There are a few open questions, for me at least. Are there other proposals with good properties? Are there any objections against the benchmarking method or the license? Can the implementation be in D? If not, should we link against the system liblz4.so/a or copy the C code into the backend? Is a pre-filled dictionary worthwhile? If so, which words should go in it? The latter is important because changes to the Dlang mangling need to be reflected in other projects outside our direct control, too.

-- 
Marco

May 22, 2016
On Sunday, 22 May 2016 at 16:06:07 UTC, Marco Leise wrote:

>
> There are a few open questions, for me at least. Are there other proposals with good properties? Are there any objections against the benchmarking method or the license? Can the implementation be in D? If not, should we link against the system liblz4.so/a or copy the C code into the backend? Is a pre-filled dictionary worthwhile? If so, which words should go in it? The latter is important because changes to the Dlang mangling need to be reflected in other projects outside our direct control, too.

Here are my answers please take them with a grain of ignorance.

I do not think prefilling the dictionary will do much good since LZ is all about finding prefixs anyway.

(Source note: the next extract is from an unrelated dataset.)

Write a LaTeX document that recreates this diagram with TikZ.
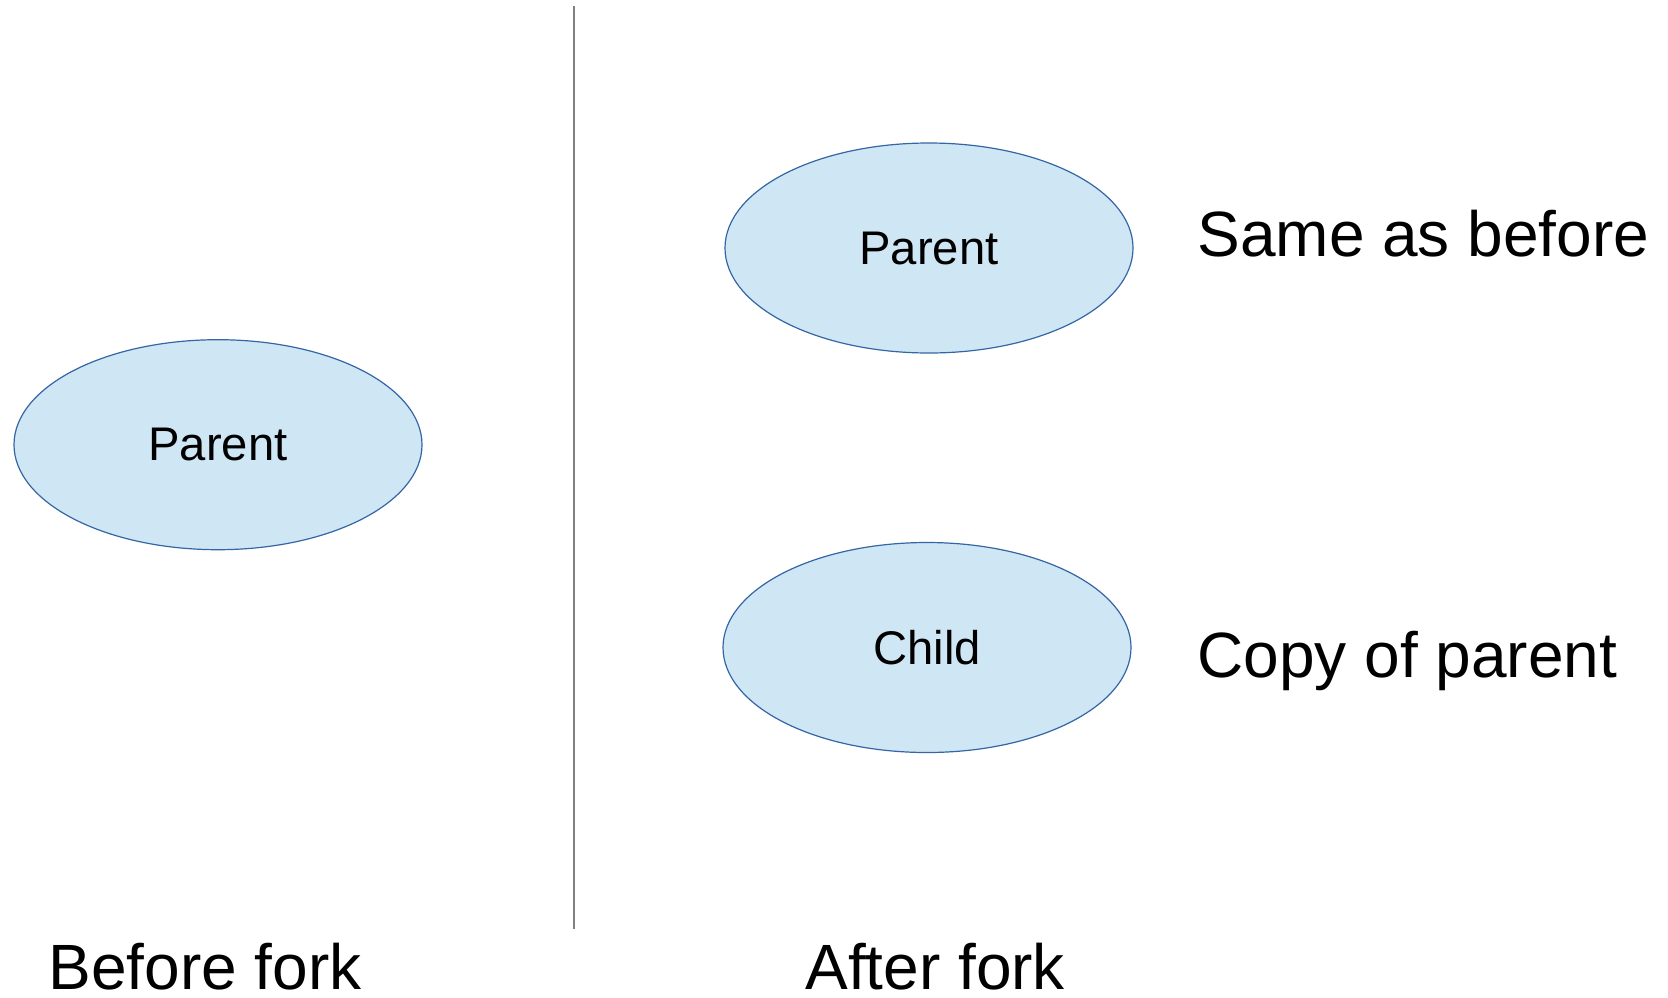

I am for copying the sourcecode into our source-tree we don't want to be dependent on LZ4 library being available on the users system.
I think re-implementing it in D is also fine as long as the function is extern(C).
However I agree with Martins point: It is a waste of resources re-implementing something that already has a perfectly fine implementation.

The only reason why I re-implemented the LZ4 decompression was to use it at CTFE.